Strawberry-Rhubarb Mixture

8 ounces (227 g) rhubarb, cut into 1⁄2-inch (1 cm) irregular pieces

8 ounces (227 g) strawberries, hulled and halved

1⁄3 cup (67 g) granulated sugar

3 whole cardamom pods, crushed

1 star anise pod

1⁄2 vanilla bean, split and scraped

1 inch (2.5 cm) ginger, thinly sliced

 

Pepita-Sesame Crunch

1⁄2 cup (75 g) pepitas

2 tablespoons sesame seeds

2 tablespoons pure maple syrup

1 teaspoon Espelette (or Aleppo) pepper

Kosher salt, to taste

 

For Serving

Vanilla ice cream

1 batch Honeyed Whipped Cream

Extra virgin olive oil, for drizzling

Directions

  1. Preheat the oven to 350°F (180°C) with racks positioned in the upper and lower thirds. Line a sheet tray with parchment paper.

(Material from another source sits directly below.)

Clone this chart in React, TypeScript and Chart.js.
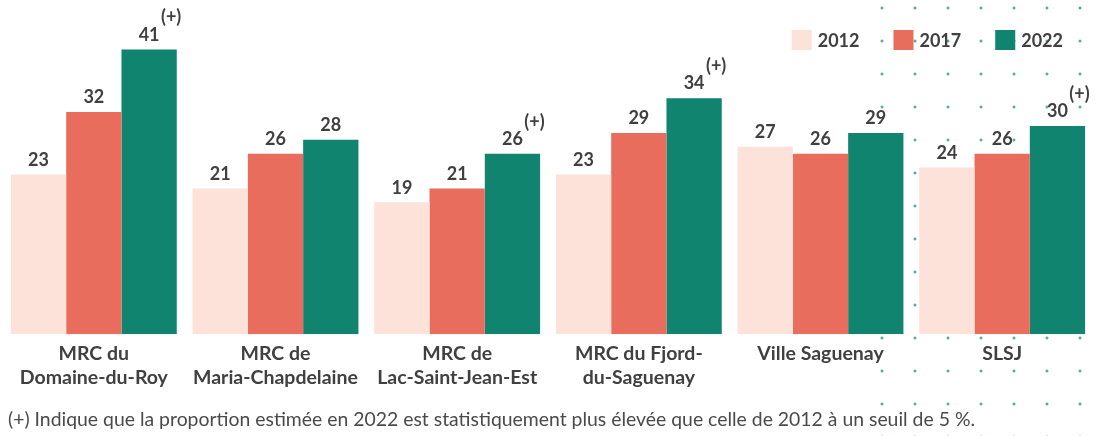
import React, { useEffect, useRef } from 'react';
import { Chart, registerables } from 'chart.js';

Chart.register(...registerables);

const categories: (string | string[])[] = [
  ['MRC du', 'Domaine-du-Roy'],
  ['MRC de', 'Maria-Chapdelaine'],
  ['MRC de', 'Lac-Saint-Jean-Est'],
  ['MRC du Fjord-', 'du-Saguenay'],
  'Ville Saguenay',
  'SLSJ',
];
const seriesNames = ['2012', '2017', '2022'];
const values2012 = [23, 21, 19, 23, 27, 24];
const values2017 = [32, 26, 21, 29, 26, 26];
const values2022 = [41, 28, 26, 34, 29, 30];
const significant2022 = [true, false, true, true, false, true];
const significanceMark = '(+)';
const footnote =
  '(+) Indique que la proportion estimée en 2022 est statistiquement plus élevée que celle de 2012 à un seuil de 5 %.';

const COLORS = ['#FDE2DA', '#E96D5C', '#10846E'];
const TEXT = '#404040';
const FONT = 'Lato, "Open Sans", sans-serif';

const dotsPlugin = {
  id: 'dots',
  beforeDraw(chart: any) {
    const ctx = chart.ctx;
    ctx.save();
    ctx.fillStyle = '#1E9278';
    for (let i = 0; i < 7; i++) {
      for (let j = 0; j < 14; j++) {
        const x = 882 + 33 * i;
        const y = 8 + 33 * j;
        ctx.fillRect(x - 1.5, y - 0.5, 3, 1);
        ctx.fillRect(x - 0.5, y - 1.5, 1, 3);
      }
    }
    ctx.restore();
  },
};

const labelsPlugin = {
  id: 'valueLabels',
  afterDatasetsDraw(chart: any) {
    const ctx = chart.ctx;
    ctx.save();
    ctx.fillStyle = TEXT;
    ctx.textAlign = 'center';
    ctx.textBaseline = 'middle';
    chart.data.datasets.forEach((ds: any, di: number) => {
      const meta = chart.getDatasetMeta(di);
      meta.data.forEach((bar: any, i: number) => {
        const v = ds.data[i];
        ctx.font = `bold 18px ${FONT}`;
        ctx.fillText(String(v), bar.x, bar.y - 14.5);
        if (di === 2 && significant2022[i]) {
          ctx.font = `bold 18px ${FONT}`;
          ctx.fillText(significanceMark, bar.x + 22, bar.y - 32);
        }
      });
    });
    ctx.restore();
  },
};

const legendPlugin = {
  id: 'customLegend',
  afterDraw(chart: any) {
    const ctx = chart.ctx;
    ctx.save();
    ctx.font = `bold 18px ${FONT}`;
    ctx.textBaseline = 'middle';
    const box = 20;
    const gapText = 6;
    const gapItem = 34;
    const widths = seriesNames.map((s) => ctx.measureText(s).width);
    const total =
      widths.reduce((a, w) => a + box + gapText + w, 0) + gapItem * (seriesNames.length - 1);
    let x = 1063 - total;
    const cy = 40;
    seriesNames.forEach((s, i) => {
      ctx.fillStyle = COLORS[i];
      ctx.fillRect(x, cy - box / 2, box, box);
      ctx.fillStyle = TEXT;
      ctx.textAlign = 'left';
      ctx.fillText(s, x + box + gapText, cy + 1);
      x += box + gapText + widths[i] + gapItem;
    });
    // footnote
    ctx.font = `19.4px ${FONT}`;
    ctx.fillStyle = '#4a4a4a';
    ctx.textAlign = 'left';
    ctx.fillText(footnote, 8, 420);
    ctx.restore();
  },
};

export default function App() {
  const ref = useRef<HTMLCanvasElement | null>(null);
  useEffect(() => {
    if (!ref.current) return;
    const chart = new Chart(ref.current, {
      type: 'bar',
      data: {
        labels: categories,
        datasets: [
          { label: seriesNames[0], data: values2012, backgroundColor: COLORS[0] },
          { label: seriesNames[1], data: values2017, backgroundColor: COLORS[1] },
          { label: seriesNames[2], data: values2022, backgroundColor: COLORS[2] },
        ],
      },
      options: {
        animation: false,
        responsive: false,
        devicePixelRatio: 1,
        layout: { padding: { left: 3, right: 8, top: 1, bottom: 39 } },
        datasets: {
          bar: { categoryPercentage: 0.913, barPercentage: 1, borderWidth: 0 },
        },
        plugins: {
          legend: { display: false },
          tooltip: { enabled: false },
        },
        scales: {
          x: {
            grid: { display: false, drawTicks: false },
            border: { display: false },
            ticks: {
              color: TEXT,
              padding: 8,
              maxRotation: 0,
              autoSkip: false,
              font: { family: FONT, weight: 'bold', size: 19.5, lineHeight: 1.2 },
            },
          },
          y: {
            display: false,
            min: 0,
            max: 48,
          },
        },
      },
      plugins: [dotsPlugin, labelsPlugin, legendPlugin],
    } as any);
    return () => chart.destroy();
  }, []);
  return (
    <div style={{ position: 'absolute', left: 0, top: 0, width: 1101, height: 436 }}>
      <canvas ref={ref} width={1101} height={436} style={{ width: 1101, height: 436 }} />
    </div>
  );
}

  2. Make the strawberry-rhubarb mixture: Place the rhubarb, strawberries, sugar, cardamom, star anise, vanilla (pod and all), and ginger in a small baking dish, and toss to combine. Cover with foil.

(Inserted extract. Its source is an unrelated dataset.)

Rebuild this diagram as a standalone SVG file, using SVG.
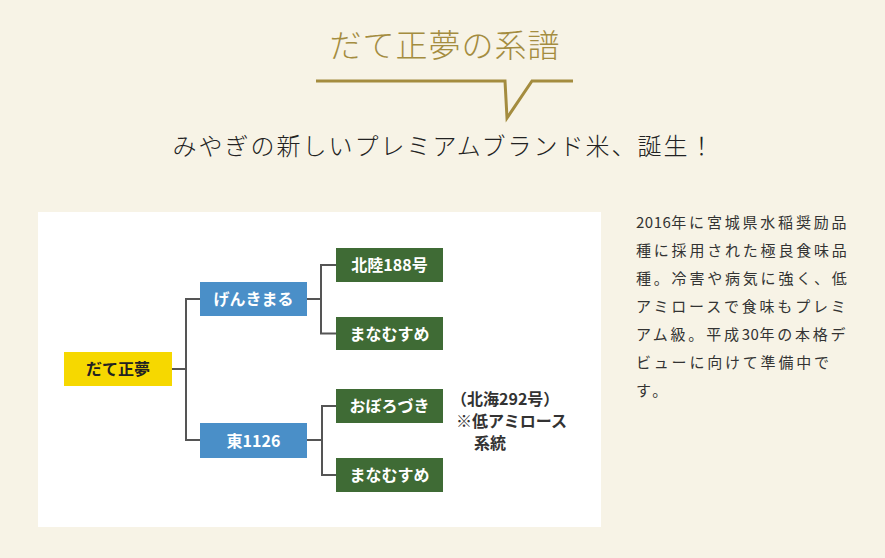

  3. Roast for 30 to 40 minutes, until the rhubarb and strawberries are soft and a beautiful pink syrup forms. Remove the foil, and let the mixture cool to room temperature. Remove and discard the large spices, vanilla pod, and ginger (see Note 1).

  4. Make the pepita-sesame crunch: Toss the pepitas, sesame seeds, syrup, pepper, and a good pinch of salt in a small bowl. Transfer to the sheet tray, spread into an even layer, and bake in the same oven as the rhubarb for 10 to 12 minutes, until lightly toasted.

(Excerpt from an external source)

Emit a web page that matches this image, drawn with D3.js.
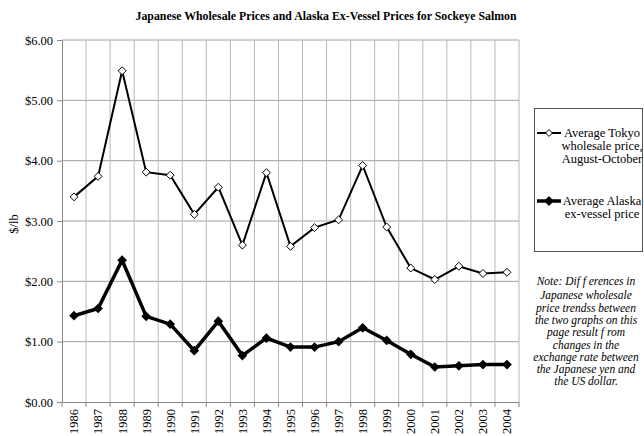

  5. Let cool fully and then break up the pepita-sesame crunch into small pieces (see Note 2).

  6. To serve, divide the strawberry-rhubarb mixture among small serving bowls. Top with a scoop of ice cream, a dollop of the Honeyed Whipped Cream, a drizzle of olive oil, and some of the crushed pepita-sesame crunch.


Cook's Notes

1. You can refrigerate this mixture until you are ready to serve. It will last for up to 3 days in the refrigerator. Bring to room temperature before serving.

2. The pepita mixture will keep for up to 3 days stored in an airtight container at room temperature.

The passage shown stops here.